Can you write out every line from the start of the records below through the line containing "label_turn = [0, 0, 0, 0, 12]", leaving out any pictures?

──────── Extracted information ────────

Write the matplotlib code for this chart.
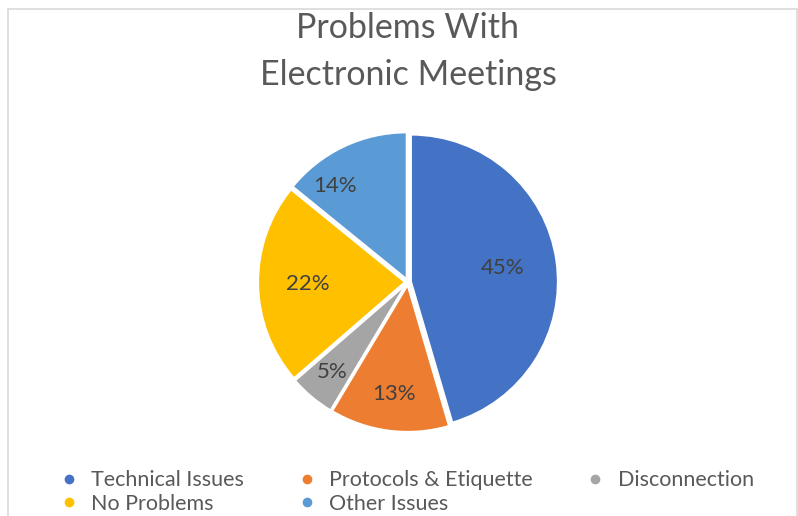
import matplotlib
matplotlib.use('Agg')
import numpy as np
import matplotlib.pyplot as plt
from matplotlib.lines import Line2D
from matplotlib.patches import Rectangle

plt.rcParams['font.family'] = ['Lato', 'DejaVu Sans']

categories = ['Technical Issues', 'Protocols & Etiquette', 'Disconnection',
              'No Problems', 'Other Issues']
values = [45, 13, 5, 22, 14]
colors = ['#4472C4', '#ED7D31', '#A5A5A5', '#FFC000', '#5B9BD5']
# label placement: distance from centre and angle nudge (degrees)
label_dist = [0.65, 0.77, 0.80, 0.68, 0.82]
label_turn = [0, 0, 0, 0, 12]

W, H = 798, 516
fig = plt.figure(figsize=(W / 100, H / 100), dpi=100)

# chart frame
fig.patches.append(Rectangle((7.5 / W, -0.1), (796.5 - 7.5) / W, 1.1 - 8.5 / H,
                             transform=fig.transFigure, fill=False,
                             edgecolor='#D9D9D9', linewidth=1.2))

fig.text(408 / W, 1 - 28 / H, 'Problems With', ha='center', va='center',
         fontsize=24.5, color='#595959')
fig.text(408 / W, 1 - 75 / H, 'Electronic Meetings', ha='center', va='center',
         fontsize=24.5, color='#595959')

cx, cy, r = 408, 282, 147
ax = fig.add_axes([(cx - r) / W, 1 - (cy + r) / H, 2 * r / W, 2 * r / H])
wedges, texts, autotexts = ax.pie(values, colors=colors, startangle=90,
                                  counterclock=False, explode=[0.02] * 5,
                                  autopct='%1.0f%%',
                                  wedgeprops=dict(edgecolor='white', linewidth=1.5),
                                  textprops=dict(fontsize=16, color='#404040'))
for w, t, d, turn in zip(wedges, autotexts, label_dist, label_turn):
    ang = np.deg2rad((w.theta1 + w.theta2) / 2 + turn)
    t.set_position((d * np.cos(ang), d * np.sin(ang)))
ax.set_xlim(-1, 1)
ax.set_ylim(-1, 1)
ax.set_aspect('equal')
ax.axis('off')

order = [0, 3, 1, 4, 2]
handles = [Line2D([], [], linestyle='none', marker='o', markersize=8,
                  markerfacecolor=colors[i], markeredgecolor='white')
           for i in order]
labels = [categories[i] for i in order]
fig.legend(handles, labels, ncol=3, loc='center', bbox_to_anchor=(406 / W, 1 - 492 / H),
           frameon=False, fontsize=15.5, labelcolor='#595959', handletextpad=0.55,
           columnspacing=2.4, labelspacing=0.15, handlelength=1.0)

fig.savefig('out.png', dpi=100)
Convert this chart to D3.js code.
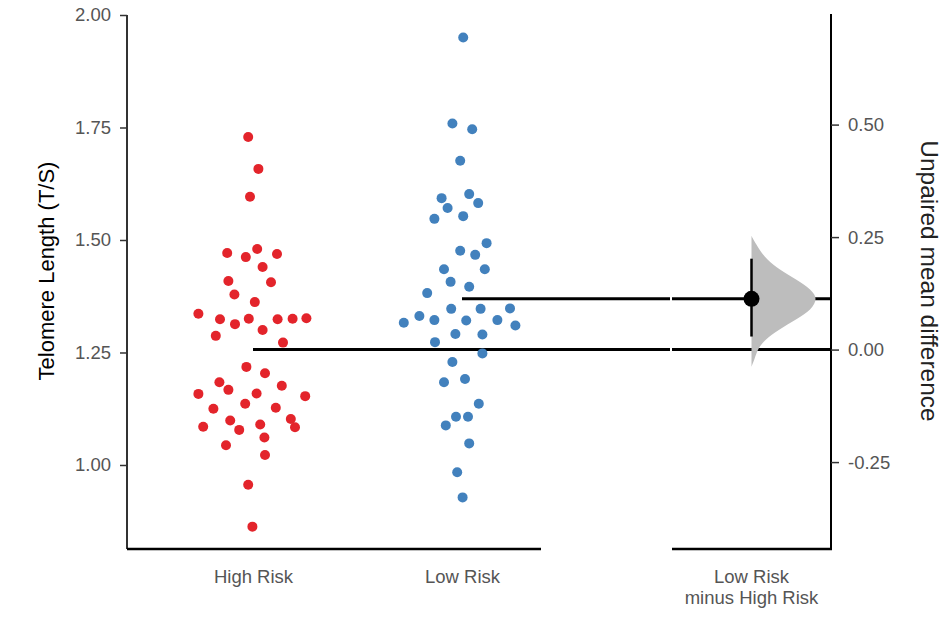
<!DOCTYPE html>
<html>
<head>
<meta charset="utf-8">
<script src="https://cdn.jsdelivr.net/npm/d3@7/dist/d3.min.js"></script>
<style>
  body { margin: 0; background: #fff; }
  text { font-family: "Liberation Sans", Arial, sans-serif; }
</style>
</head>
<body>
<svg id="chart" width="946" height="617"></svg>
<script>
// data
var groups = ["High Risk", "Low Risk"];
var highRisk = [1.729, 1.658, 1.596, 1.471, 1.462, 1.480, 1.469, 1.440, 1.409, 1.406,
  1.379, 1.362, 1.336, 1.324, 1.313, 1.325, 1.324, 1.325, 1.326, 1.287,
  1.300, 1.272, 1.218, 1.204, 1.184, 1.167, 1.176, 1.158, 1.159, 1.153,
  1.136, 1.125, 1.127, 1.099, 1.102, 1.085, 1.078, 1.090, 1.084, 1.061,
  1.044, 1.022, 0.956, 0.863];
var highJitter = [-0.08, 0.09, -0.05, -0.43, -0.12, 0.07, 0.40, 0.16, -0.41, 0.30,
  -0.31, 0.03, -0.91, -0.55, -0.30, -0.07, 0.41, 0.66, 0.89, -0.62,
  0.16, 0.50, -0.11, 0.20, -0.56, -0.41, 0.48, -0.91, 0.06, 0.87,
  -0.13, -0.66, 0.38, -0.38, 0.63, -0.83, -0.23, 0.12, 0.70, 0.19,
  -0.45, 0.20, -0.08, -0.01];
var lowRisk = [1.950, 1.759, 1.746, 1.676, 1.593, 1.602, 1.571, 1.582, 1.547, 1.553,
  1.493, 1.476, 1.467, 1.435, 1.435, 1.407, 1.396, 1.382, 1.347, 1.347,
  1.348, 1.331, 1.316, 1.322, 1.321, 1.322, 1.310, 1.291, 1.290, 1.273,
  1.248, 1.229, 1.184, 1.191, 1.136, 1.107, 1.107, 1.088, 1.048, 0.984,
  0.928];
var lowJitter = [0.02, -0.16, 0.17, -0.03, -0.34, 0.12, -0.24, 0.27, -0.46, 0.02,
  0.41, -0.03, 0.22, -0.30, 0.38, -0.19, 0.12, -0.58, -0.18, 0.31,
  0.80, -0.71, -0.97, -0.46, 0.07, 0.59, 0.89, -0.11, 0.34, -0.45,
  0.34, -0.16, -0.30, 0.05, 0.28, -0.10, 0.10, -0.27, 0.12, -0.08,
  0.01];
var yTicks = [1.00, 1.25, 1.50, 1.75, 2.00];
var diffTicks = [-0.25, 0.00, 0.25, 0.50];
var diffCategory = ["Low Risk", "minus High Risk"];
var diffCI = [0.029, 0.202];
// bootstrap density of the mean difference (relative widths)
var bootDiff =    [0.253, 0.244, 0.222, 0.200, 0.178, 0.156, 0.133, 0.113, 0.089, 0.067, 0.044, 0.022, 0.000, -0.022, -0.038];
var bootDensity = [0.00, 0.03, 0.12, 0.23, 0.42, 0.68, 0.91, 1.00, 0.91, 0.68, 0.41, 0.20, 0.09, 0.045, 0.00];

var colors = { "High Risk": "#e3242b", "Low Risk": "#4281bd" };

var svg = d3.select("#chart");

var meanHigh = d3.mean(highRisk);
var meanLow = d3.mean(lowRisk);
var meanDiff = meanLow - meanHigh;

var y = d3.scaleLinear().domain([0.8133, 2.0]).range([549, 15]);
var yDiff = d3.scaleLinear().domain([0.8133 - meanHigh, 2.0 - meanHigh]).range([549, 15]);

var x = d3.scalePoint().domain(groups).range([253, 462]);
var xDiff = d3.scalePoint().domain([diffCategory.join(" ")]).range([672, 831]).padding(0.5);
var jitter = d3.scaleLinear().domain([-1, 1]).range([-60, 60]);
var densityWidth = d3.scaleLinear().domain([0, 1]).range([0, 66]);

var fmt = function(d) { return d3.format(".2f")(d).replace("\u2212", "-"); };

// left y axis
var leftAxis = svg.append("g")
  .attr("transform", "translate(127,0)")
  .call(d3.axisLeft(y).tickValues(yTicks).tickFormat(fmt).tickSize(7).tickSizeOuter(0).tickPadding(9));
leftAxis.select(".domain").attr("stroke", "#333").attr("stroke-width", 2)
  .attr("d", "M0," + y(2.0) + "V549");
leftAxis.selectAll(".tick line").attr("stroke", "#333").attr("stroke-width", 1.5);
leftAxis.selectAll(".tick text").attr("fill", "#555").style("font-size", "18.5px");

// right y axis
var rightAxis = svg.append("g")
  .attr("transform", "translate(831,0)")
  .call(d3.axisRight(yDiff).tickValues(diffTicks).tickFormat(fmt).tickSize(8).tickSizeOuter(0).tickPadding(9));
rightAxis.select(".domain").attr("stroke", "#000").attr("stroke-width", 2)
  .attr("d", "M0,14V549");
rightAxis.selectAll(".tick line").attr("stroke", "#333").attr("stroke-width", 1.5);
rightAxis.selectAll(".tick text").attr("fill", "#555").style("font-size", "18.5px");

// bottom axes
svg.append("line").attr("x1", 127).attr("x2", 541).attr("y1", 549).attr("y2", 549)
  .attr("stroke", "#000").attr("stroke-width", 2.5);
svg.append("line").attr("x1", 672).attr("x2", 832).attr("y1", 549).attr("y2", 549)
  .attr("stroke", "#000").attr("stroke-width", 2.5);

var bottomAxis = svg.append("g")
  .attr("transform", "translate(0,549)")
  .call(d3.axisBottom(x).tickSize(0).tickPadding(21));
bottomAxis.select(".domain").remove();
bottomAxis.selectAll(".tick text").attr("fill", "#555").style("font-size", "18.5px");

var diffLabel = svg.append("text")
  .attr("x", xDiff(diffCategory.join(" ")))
  .attr("y", 583)
  .attr("text-anchor", "middle")
  .attr("fill", "#555")
  .style("font-size", "18.5px");
diffLabel.selectAll("tspan").data(diffCategory).enter().append("tspan")
  .attr("x", xDiff(diffCategory.join(" ")))
  .attr("dy", function(d, i) { return i === 0 ? 0 : 21; })
  .text(function(d) { return d; });

// axis titles
svg.append("text")
  .attr("transform", "translate(54,271) rotate(-90)")
  .attr("text-anchor", "middle")
  .attr("fill", "#000")
  .style("font-size", "22px")
  .text("Telomere Length (T/S)");
svg.append("text")
  .attr("transform", "translate(921,281) rotate(90)")
  .attr("text-anchor", "middle")
  .attr("fill", "#222")
  .style("font-size", "24.5px")
  .text("Unpaired mean difference");

// mean lines across both panels
var means = [{ group: "High Risk", mean: meanHigh }, { group: "Low Risk", mean: meanLow }];
means.forEach(function(m) {
  svg.append("line")
    .attr("x1", x(m.group)).attr("x2", 670)
    .attr("y1", y(m.mean)).attr("y2", y(m.mean))
    .attr("stroke", "#000").attr("stroke-width", 3);
  svg.append("line")
    .attr("x1", 672).attr("x2", 831)
    .attr("y1", yDiff(m.mean - meanHigh)).attr("y2", yDiff(m.mean - meanHigh))
    .attr("stroke", "#000").attr("stroke-width", 3);
});

// raw data points
function drawGroup(name, values, jit) {
  svg.append("g").selectAll("circle")
    .data(values)
    .enter().append("circle")
    .attr("cx", function(d, i) { return x(name) + jitter(jit[i]); })
    .attr("cy", function(d) { return y(d); })
    .attr("r", 5)
    .attr("fill", colors[name]);
}
drawGroup("High Risk", highRisk, highJitter);
drawGroup("Low Risk", lowRisk, lowJitter);

// bootstrap distribution
var cx = xDiff(diffCategory.join(" "));
var dens = bootDiff.map(function(d, i) { return { diff: d, density: bootDensity[i] }; });
var area = d3.area()
  .curve(d3.curveBasis)
  .y(function(d) { return yDiff(d.diff); })
  .x0(cx)
  .x1(function(d) { return cx + densityWidth(d.density); });
svg.append("path")
  .datum(dens)
  .attr("d", area)
  .attr("fill", "#bdbdbd");

// effect size and CI
svg.append("line")
  .attr("x1", cx).attr("x2", cx)
  .attr("y1", yDiff(diffCI[0])).attr("y2", yDiff(diffCI[1]))
  .attr("stroke", "#000").attr("stroke-width", 2.5);
svg.append("circle")
  .attr("cx", cx).attr("cy", yDiff(meanDiff))
  .attr("r", 8)
  .attr("fill", "#000");
</script>
</body>
</html>
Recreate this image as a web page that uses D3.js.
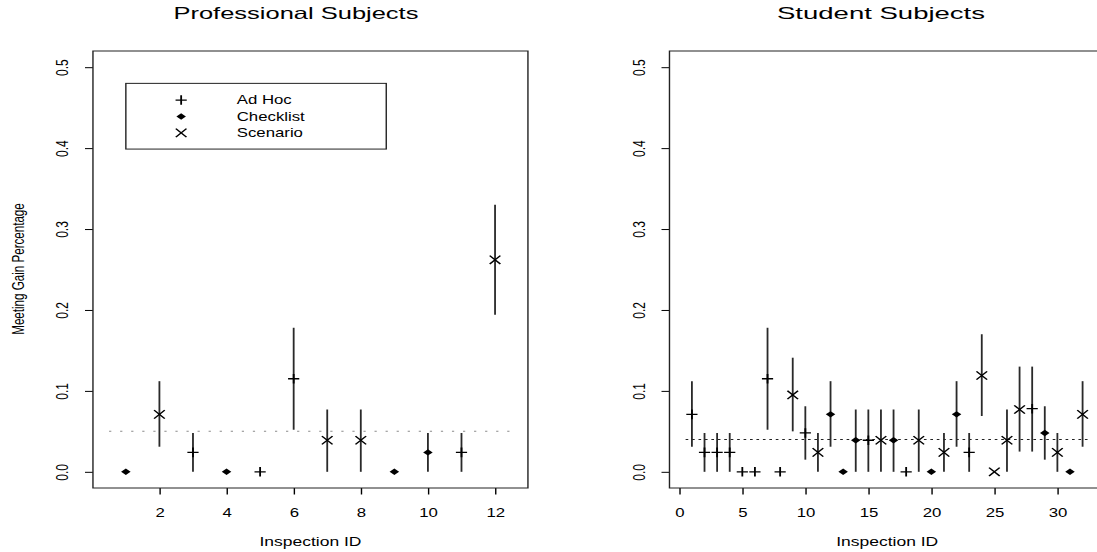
<!DOCTYPE html>
<html>
<head>
<meta charset="utf-8">
<script src="https://cdn.jsdelivr.net/npm/d3@7"></script>
<style>
    body { margin: 0; background: #fff; }
    svg { display: block; }
    text { font-family: "Liberation Sans", Arial, Helvetica, sans-serif; fill: #000; }
</style>
</head>
<body>
<svg id="chart"></svg>
<script>
// professional subjects
var proIds = [1, 2, 3, 4, 5, 6, 7, 8, 9, 10, 11, 12];
var proMethod = ['Checklist', 'Scenario', 'Ad Hoc', 'Checklist', 'Ad Hoc', 'Ad Hoc',
                 'Scenario', 'Scenario', 'Checklist', 'Checklist', 'Ad Hoc', 'Scenario'];
var proGain = [0, 0.071, 0.024, 0, 0, 0.115, 0.039, 0.039, 0, 0.024, 0.024, 0.262];
var proLow  = [0, 0.031, 0, 0, 0, 0.052, 0, 0, 0, 0, 0, 0.194];
var proHigh = [0, 0.112, 0.048, 0, 0, 0.178, 0.077, 0.077, 0, 0.048, 0.048, 0.330];
var proMean = 0.05;

// student subjects
var stuIds = [1, 2, 3, 4, 5, 6, 7, 8, 9, 10, 11, 12, 13, 14, 15, 16,
              17, 18, 19, 20, 21, 22, 23, 24, 25, 26, 27, 28, 29, 30, 31, 32];
var stuMethod = ['Ad Hoc', 'Ad Hoc', 'Ad Hoc', 'Ad Hoc', 'Ad Hoc', 'Ad Hoc', 'Ad Hoc', 'Ad Hoc',
                 'Scenario', 'Ad Hoc', 'Scenario', 'Checklist', 'Checklist', 'Checklist', 'Ad Hoc', 'Scenario',
                 'Checklist', 'Ad Hoc', 'Scenario', 'Checklist', 'Scenario', 'Checklist', 'Ad Hoc', 'Scenario',
                 'Scenario', 'Scenario', 'Scenario', 'Ad Hoc', 'Checklist', 'Scenario', 'Checklist', 'Scenario'];
var stuGain = [0.071, 0.024, 0.024, 0.024, 0, 0, 0.115, 0, 0.095, 0.048, 0.024, 0.071, 0, 0.039, 0.039, 0.039,
               0.039, 0, 0.039, 0, 0.024, 0.071, 0.024, 0.119, 0, 0.039, 0.077, 0.078, 0.048, 0.024, 0, 0.071];
var stuLow  = [0.031, 0, 0, 0, 0, 0, 0.052, 0, 0.050, 0.015, 0, 0.031, 0, 0, 0, 0,
               0, 0, 0, 0, 0, 0.031, 0, 0.069, 0, 0, 0.025, 0.025, 0.015, 0, 0, 0.031];
var stuHigh = [0.112, 0.048, 0.048, 0.048, 0, 0, 0.178, 0, 0.141, 0.081, 0.048, 0.112, 0, 0.077, 0.077, 0.077,
               0.077, 0, 0.077, 0, 0.048, 0.112, 0.048, 0.170, 0, 0.077, 0.130, 0.130, 0.081, 0.048, 0, 0.112];
var stuMean = 0.04;

// axes
var yTicks = [0, 0.1, 0.2, 0.3, 0.4, 0.5];
var proXTicks = [2, 4, 6, 8, 10, 12];
var stuXTicks = [0, 5, 10, 15, 20, 25, 30];
var legendLabels = ['Ad Hoc', 'Checklist', 'Scenario'];

// the picture is stretched sideways, so draw in narrower units
var W = 1097, H = 552, stretch = 1.4, vw = W / stretch;
var svg = d3.select('#chart')
    .attr('width', W)
    .attr('height', H)
    .attr('viewBox', `0 0 ${vw} ${H}`)
    .attr('preserveAspectRatio', 'none');

// marker shapes (R pch 3, 18, 4)
function marker(g, method, cx, cy) {
    if (method == 'Ad Hoc') {
        g.append('path')
            .attr('d', `M${cx - 4},${cy}H${cx + 4}M${cx},${cy - 4.8}V${cy + 4.8}`)
            .attr('stroke', '#000').attr('stroke-width', 1.3).attr('fill', 'none');
    } else if (method == 'Checklist') {
        g.append('path')
            .attr('d', `M${cx - 3.4},${cy}L${cx},${cy - 3.2}L${cx + 3.4},${cy}L${cx},${cy + 3.2}Z`)
            .attr('fill', '#000');
    } else {
        g.append('path')
            .attr('d', `M${cx - 3.8},${cy - 4.2}L${cx + 3.8},${cy + 4.2}M${cx - 3.8},${cy + 4.2}L${cx + 3.8},${cy - 4.2}`)
            .attr('stroke', '#000').attr('stroke-width', 1.2).attr('fill', 'none');
    }
}

function drawPanel(opt) {
    var g = svg.append('g');
    var xExt = (opt.xlim[1] - opt.xlim[0]) * 0.04,
        yExt = (0.5 - 0) * 0.04;
    var x = d3.scaleLinear()
        .domain([opt.xlim[0] - xExt, opt.xlim[1] + xExt])
        .range([opt.left, opt.right]);
    var y = d3.scaleLinear()
        .domain([0 - yExt, 0.5 + yExt])
        .range([488, 51]);

    // x axis
    g.append('g')
        .attr('transform', `translate(0,${y.range()[0]})`)
        .call(d3.axisBottom(x).tickValues(opt.xTicks).tickSize(6.5))
        .call(function (a) {
            a.select('.domain').remove();
            a.selectAll('line').attr('stroke', '#000');
            a.selectAll('text')
                .attr('y', 29.3).attr('dy', 0)
                .attr('font-size', 12)
                .attr('font-family', '"Liberation Sans", Arial, sans-serif');
        });

    // y axis
    g.append('g')
        .attr('transform', `translate(${opt.left},0)`)
        .call(d3.axisLeft(y).tickValues(yTicks).tickFormat(d3.format('.1f')).tickSize(5.7))
        .call(function (a) {
            a.select('.domain').remove();
            a.selectAll('line').attr('stroke', '#000');
            a.selectAll('text')
                .attr('transform', 'rotate(-90)')
                .attr('x', 0).attr('y', -22).attr('dy', '0.35em')
                .attr('text-anchor', 'middle')
                .attr('font-size', 12)
                .attr('font-family', '"Liberation Sans", Arial, sans-serif');
        });

    // plot box
    g.append('rect')
        .attr('x', opt.left).attr('y', y.range()[1])
        .attr('width', opt.right - opt.left)
        .attr('height', y.range()[0] - y.range()[1])
        .attr('fill', 'none').attr('stroke', '#222').attr('stroke-width', 1);

    // mean line
    g.append('line')
        .attr('x1', x(opt.xlim[0])).attr('x2', x(opt.xlim[1]))
        .attr('y1', y(opt.mean)).attr('y2', y(opt.mean))
        .attr('stroke', opt.meanColor).attr('stroke-width', 1)
        .attr('stroke-dasharray', opt.meanDash);

    // error bars
    opt.ids.forEach(function (id, i) {
        if (opt.high[i] > opt.low[i]) {
            g.append('line')
                .attr('x1', x(id)).attr('x2', x(id))
                .attr('y1', y(opt.low[i])).attr('y2', y(opt.high[i]))
                .attr('stroke', '#2a2a2a').attr('stroke-width', 1.3);
        }
    });

    // points
    opt.ids.forEach(function (id, i) {
        marker(g, opt.method[i], x(id), y(opt.gain[i]));
    });

    // titles
    g.append('text')
        .attr('x', opt.titleX).attr('y', 19)
        .attr('text-anchor', 'middle')
        .attr('font-size', 16.5)
        .attr('textLength', opt.titleLen)
        .attr('lengthAdjust', 'spacingAndGlyphs')
        .text(opt.title);
    g.append('text')
        .attr('x', (opt.left + opt.right) / 2).attr('y', 546.5)
        .attr('text-anchor', 'middle')
        .attr('font-size', 12.5)
        .text('Inspection ID');

    return {g: g, x: x, y: y};
}

var pro = drawPanel({
    ids: proIds, method: proMethod, gain: proGain, low: proLow, high: proHigh,
    mean: proMean, meanColor: '#8a8a8a', meanDash: '1.6,6.3',
    xlim: [0.5, 12.5], xTicks: proXTicks, left: 66.4, right: 377.1,
    title: 'Professional Subjects', titleX: 211.4, titleLen: 175
});

drawPanel({
    ids: stuIds, method: stuMethod, gain: stuGain, low: stuLow, high: stuHigh,
    mean: stuMean, meanColor: '#222', meanDash: '1.9,2.7',
    xlim: [0.5, 32.5], xTicks: stuXTicks, left: 478.2, right: 789.3,
    title: 'Student Subjects', titleX: 629.3, titleLen: 148.6
});

// y label (left panel only)
svg.append('text')
    .attr('transform', 'translate(17.4,269) rotate(-90)')
    .attr('text-anchor', 'middle')
    .attr('font-size', 11.6)
    .text('Meeting Gain Percentage');

// legend, anchored at (1, 0.48) of the left panel
var lx = pro.x(1), ly = pro.y(0.48);
var legend = pro.g.append('g').attr('transform', `translate(${lx},${ly})`);
legend.append('rect')
    .attr('width', 186).attr('height', 65.7)
    .attr('fill', '#fff').attr('stroke', '#222').attr('stroke-width', 1);
legendLabels.forEach(function (label, i) {
    var ry = 16.7 + i * 16.4;
    marker(legend, label, 39.5, ry);
    legend.append('text')
        .attr('x', 79.2).attr('y', ry).attr('dy', '0.35em')
        .attr('font-size', 12)
        .text(label);
});
</script>
</body>
</html>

────────

## Response to this task:
Write the matplotlib code for this chart.
import matplotlib
matplotlib.use('Agg')
import numpy as np
import matplotlib.pyplot as plt
from matplotlib.lines import Line2D
from matplotlib.patches import Rectangle

plt.rcParams['font.family'] = ['Lato', 'DejaVu Sans']

categories = ['Technical Issues', 'Protocols & Etiquette', 'Disconnection',
              'No Problems', 'Other Issues']
values = [45, 13, 5, 22, 14]
colors = ['#4472C4', '#ED7D31', '#A5A5A5', '#FFC000', '#5B9BD5']
# label placement: distance from centre and angle nudge (degrees)
label_dist = [0.65, 0.77, 0.80, 0.68, 0.82]
label_turn = [0, 0, 0, 0, 12]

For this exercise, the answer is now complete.